§ Written request
Write out each line of the listing as it stands, without the images.

§ Information supplied
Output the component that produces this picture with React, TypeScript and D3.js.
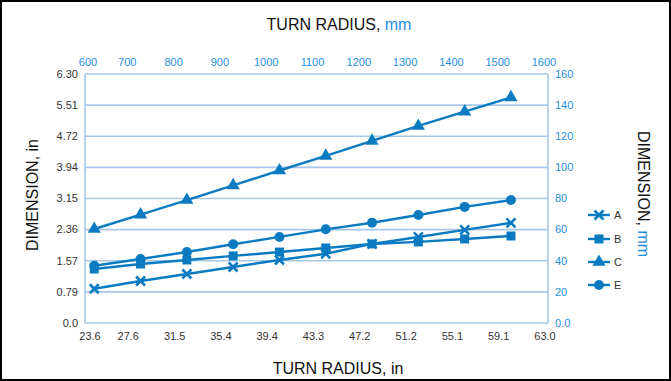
import React from 'react';
import * as d3 from 'd3';

// turn radius of each measured point, mm
const radiusMm = [620, 720, 820, 920, 1020, 1120, 1220, 1320, 1420, 1520];

// dimensions in mm
const seriesA = [22, 27, 31.5, 36, 40.5, 44.5, 50.8, 55.3, 59.8, 64.3];
const seriesB = [34.7, 37.9, 40.5, 43.1, 45.6, 48.2, 50.8, 52.1, 54, 55.9];
const seriesC = [60.4, 69.6, 79, 88.4, 98, 107.4, 117, 126.6, 135.8, 145];
const seriesE = [36.8, 41.1, 45.6, 50.6, 55.3, 60.2, 64.4, 69.4, 74.6, 79];

const seriesNames = ['A', 'B', 'C', 'E'];
const seriesValues = [seriesA, seriesB, seriesC, seriesE];
const seriesMarkers = ['x', 'square', 'triangle', 'circle'];

const mmTicksX = [600, 700, 800, 900, 1000, 1100, 1200, 1300, 1400, 1500, 1600];
const inTickLabelsX = ['23.6', '27.6', '31.5', '35.4', '39.4', '43.3', '47.2', '51.2', '55.1', '59.1', '63.0'];
const mmTicksY = [0, 20, 40, 60, 80, 100, 120, 140, 160];
const mmTickLabelsY = ['0.0', '20', '40', '60', '80', '100', '120', '140', '160'];
const inTickLabelsY = ['0.0', '0.79', '1.57', '2.36', '3.15', '3.94', '4.72', '5.51', '6.30'];

const W = 671;
const H = 381;
const lineColor = '#0b7bc1';
const mmColor = '#1e8fe0';
const gridColor = '#a8c8ea';
const textColor = '#333';
const font = 'Liberation Sans, Arial, sans-serif';

const x = d3.scaleLinear().domain([600, 1600]).range([85, 548]);
const y = d3.scaleLinear().domain([0, 160]).range([323, 74]);

function Marker({ kind, cx, cy }: { kind: string; cx: number; cy: number }) {
   if (kind === 'circle') return <circle cx={cx} cy={cy} r={5} fill={lineColor} />;
   if (kind === 'square') return <rect x={cx - 4.5} y={cy - 4.5} width={9} height={9} fill={lineColor} />;
   if (kind === 'triangle') {
      const tri = d3.symbol().type(d3.symbolTriangle).size(75)();
      return <path d={tri ?? ''} transform={`translate(${cx},${cy})`} fill={lineColor} />;
   }
   return (
      <g stroke={lineColor} strokeWidth={2.6}>
         <line x1={cx - 4.5} y1={cy - 4.5} x2={cx + 4.5} y2={cy + 4.5} />
         <line x1={cx - 4.5} y1={cy + 4.5} x2={cx + 4.5} y2={cy - 4.5} />
      </g>
   );
}

export default function App() {
   const line = d3
      .line<number>()
      .x((_, i) => x(radiusMm[i]))
      .y((d) => y(d));

   const legendY = [215, 239, 262, 285];

   return (
      <div>
         <style>{'body{margin:0}'}</style>
         <svg width={W} height={H} style={{ display: 'block', fontFamily: font }}>
            <rect x={1} y={1} width={W - 2} height={H - 2} fill="white" stroke="black" strokeWidth={2} />

            {/* grid + frame */}
            {mmTicksY.map((t) => (
               <line key={t} x1={x(600)} x2={x(1600)} y1={y(t)} y2={y(t)} stroke={gridColor} strokeWidth={1.6} />
            ))}
            <line x1={x(600)} x2={x(600)} y1={y(0)} y2={y(160)} stroke={gridColor} strokeWidth={1.6} />
            <line x1={x(1600)} x2={x(1600)} y1={y(0)} y2={y(160)} stroke={gridColor} strokeWidth={1.6} />

            {/* left axis, inches */}
            {mmTicksY.map((t, i) => (
               <text key={t} x={78} y={y(t)} dy="0.35em" textAnchor="end" fontSize={11} fill={textColor}>
                  {inTickLabelsY[i]}
               </text>
            ))}
            {/* right axis, mm */}
            {mmTicksY.map((t, i) => (
               <text key={t} x={555} y={y(t)} dy="0.35em" textAnchor="start" fontSize={11} fill={mmColor}>
                  {mmTickLabelsY[i]}
               </text>
            ))}
            {/* top axis, mm */}
            {mmTicksX.map((t, i) => (
               <text key={t} x={x(t) + (i === 0 ? 3 : -4)} y={66} textAnchor="middle" fontSize={11} fill={mmColor}>
                  {t}
               </text>
            ))}
            {/* bottom axis, inches */}
            {mmTicksX.map((t, i) => (
               <text key={t} x={x(t) + (i === 0 ? 5 : -3)} y={340} textAnchor="middle" fontSize={11} fill={textColor}>
                  {inTickLabelsX[i]}
               </text>
            ))}

            {/* titles */}
            <text x={339} y={30} textAnchor="middle" fontSize={16} fill="#111">
               TURN RADIUS, <tspan fill={mmColor}>mm</tspan>
            </text>
            <text x={338} y={374} textAnchor="middle" fontSize={16} fill="#111">
               TURN RADIUS, in
            </text>
            <text transform="translate(38,195) rotate(-90)" textAnchor="middle" fontSize={16} fill="#111">
               DIMENSION, in
            </text>
            <text transform="translate(638,194) rotate(90)" textAnchor="middle" fontSize={16} fill="#111">
               DIMENSION, <tspan fill={mmColor}>mm</tspan>
            </text>

            {/* series */}
            {seriesValues.map((vals, s) => (
               <g key={seriesNames[s]}>
                  <path d={line(vals) ?? ''} fill="none" stroke={lineColor} strokeWidth={2.4} />
                  {vals.map((v, i) => (
                     <Marker key={i} kind={seriesMarkers[s]} cx={x(radiusMm[i])} cy={y(v)} />
                  ))}
               </g>
            ))}

            {/* legend */}
            {seriesNames.map((n, s) => (
               <g key={n}>
                  <line x1={588} x2={610} y1={legendY[s]} y2={legendY[s]} stroke={lineColor} strokeWidth={2.4} />
                  <Marker kind={seriesMarkers[s]} cx={599} cy={legendY[s]} />
                  <text x={614} y={legendY[s]} dy="0.35em" fontSize={11} fill={textColor}>
                     {n}
                  </text>
               </g>
            ))}
         </svg>
      </div>
   );
}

§ Solution to the exercise
Output the component that produces this picture with React, TypeScript and D3.js.
import React from 'react';
import * as d3 from 'd3';

// turn radius of each measured point, mm
const radiusMm = [620, 720, 820, 920, 1020, 1120, 1220, 1320, 1420, 1520];

// dimensions in mm
const seriesA = [22, 27, 31.5, 36, 40.5, 44.5, 50.8, 55.3, 59.8, 64.3];
const seriesB = [34.7, 37.9, 40.5, 43.1, 45.6, 48.2, 50.8, 52.1, 54, 55.9];
const seriesC = [60.4, 69.6, 79, 88.4, 98, 107.4, 117, 126.6, 135.8, 145];
const seriesE = [36.8, 41.1, 45.6, 50.6, 55.3, 60.2, 64.4, 69.4, 74.6, 79];

const seriesNames = ['A', 'B', 'C', 'E'];
const seriesValues = [seriesA, seriesB, seriesC, seriesE];
const seriesMarkers = ['x', 'square', 'triangle', 'circle'];

const mmTicksX = [600, 700, 800, 900, 1000, 1100, 1200, 1300, 1400, 1500, 1600];
const inTickLabelsX = ['23.6', '27.6', '31.5', '35.4', '39.4', '43.3', '47.2', '51.2', '55.1', '59.1', '63.0'];
const mmTicksY = [0, 20, 40, 60, 80, 100, 120, 140, 160];
const mmTickLabelsY = ['0.0', '20', '40', '60', '80', '100', '120', '140', '160'];
const inTickLabelsY = ['0.0', '0.79', '1.57', '2.36', '3.15', '3.94', '4.72', '5.51', '6.30'];

const W = 671;
const H = 381;
const lineColor = '#0b7bc1';
const mmColor = '#1e8fe0';
const gridColor = '#a8c8ea';
const textColor = '#333';
const font = 'Liberation Sans, Arial, sans-serif';

const x = d3.scaleLinear().domain([600, 1600]).range([85, 548]);
const y = d3.scaleLinear().domain([0, 160]).range([323, 74]);

function Marker({ kind, cx, cy }: { kind: string; cx: number; cy: number }) {
   if (kind === 'circle') return <circle cx={cx} cy={cy} r={5} fill={lineColor} />;
   if (kind === 'square') return <rect x={cx - 4.5} y={cy - 4.5} width={9} height={9} fill={lineColor} />;
   if (kind === 'triangle') {
      const tri = d3.symbol().type(d3.symbolTriangle).size(75)();
      return <path d={tri ?? ''} transform={`translate(${cx},${cy})`} fill={lineColor} />;
   }
   return (
      <g stroke={lineColor} strokeWidth={2.6}>
         <line x1={cx - 4.5} y1={cy - 4.5} x2={cx + 4.5} y2={cy + 4.5} />
         <line x1={cx - 4.5} y1={cy + 4.5} x2={cx + 4.5} y2={cy - 4.5} />
      </g>
   );
}

export default function App() {
   const line = d3
      .line<number>()
      .x((_, i) => x(radiusMm[i]))
      .y((d) => y(d));

   const legendY = [215, 239, 262, 285];

   return (
      <div>
         <style>{'body{margin:0}'}</style>
         <svg width={W} height={H} style={{ display: 'block', fontFamily: font }}>
            <rect x={1} y={1} width={W - 2} height={H - 2} fill="white" stroke="black" strokeWidth={2} />

            {/* grid + frame */}
            {mmTicksY.map((t) => (
               <line key={t} x1={x(600)} x2={x(1600)} y1={y(t)} y2={y(t)} stroke={gridColor} strokeWidth={1.6} />
            ))}
            <line x1={x(600)} x2={x(600)} y1={y(0)} y2={y(160)} stroke={gridColor} strokeWidth={1.6} />
            <line x1={x(1600)} x2={x(1600)} y1={y(0)} y2={y(160)} stroke={gridColor} strokeWidth={1.6} />

            {/* left axis, inches */}
            {mmTicksY.map((t, i) => (
               <text key={t} x={78} y={y(t)} dy="0.35em" textAnchor="end" fontSize={11} fill={textColor}>
                  {inTickLabelsY[i]}
               </text>
            ))}
            {/* right axis, mm */}
            {mmTicksY.map((t, i) => (
               <text key={t} x={555} y={y(t)} dy="0.35em" textAnchor="start" fontSize={11} fill={mmColor}>
                  {mmTickLabelsY[i]}
               </text>
            ))}
            {/* top axis, mm */}
            {mmTicksX.map((t, i) => (
               <text key={t} x={x(t) + (i === 0 ? 3 : -4)} y={66} textAnchor="middle" fontSize={11} fill={mmColor}>
                  {t}
               </text>
            ))}
            {/* bottom axis, inches */}
            {mmTicksX.map((t, i) => (
               <text key={t} x={x(t) + (i === 0 ? 5 : -3)} y={340} textAnchor="middle" fontSize={11} fill={textColor}>
                  {inTickLabelsX[i]}
               </text>
            ))}

            {/* titles */}
            <text x={339} y={30} textAnchor="middle" fontSize={16} fill="#111">
               TURN RADIUS, <tspan fill={mmColor}>mm</tspan>
            </text>
            <text x={338} y={374} textAnchor="middle" fontSize={16} fill="#111">
               TURN RADIUS, in
            </text>
            <text transform="translate(38,195) rotate(-90)" textAnchor="middle" fontSize={16} fill="#111">
               DIMENSION, in
            </text>
            <text transform="translate(638,194) rotate(90)" textAnchor="middle" fontSize={16} fill="#111">
               DIMENSION, <tspan fill={mmColor}>mm</tspan>
            </text>

            {/* series */}
            {seriesValues.map((vals, s) => (
               <g key={seriesNames[s]}>
                  <path d={line(vals) ?? ''} fill="none" stroke={lineColor} strokeWidth={2.4} />
                  {vals.map((v, i) => (
                     <Marker key={i} kind={seriesMarkers[s]} cx={x(radiusMm[i])} cy={y(v)} />
                  ))}
               </g>
            ))}

            {/* legend */}
            {seriesNames.map((n, s) => (
               <g key={n}>
                  <line x1={588} x2={610} y1={legendY[s]} y2={legendY[s]} stroke={lineColor} strokeWidth={2.4} />
                  <Marker kind={seriesMarkers[s]} cx={599} cy={legendY[s]} />
                  <text x={614} y={legendY[s]} dy="0.35em" fontSize={11} fill={textColor}>
                     {n}
                  </text>
               </g>
            ))}
         </svg>
      </div>
   );
}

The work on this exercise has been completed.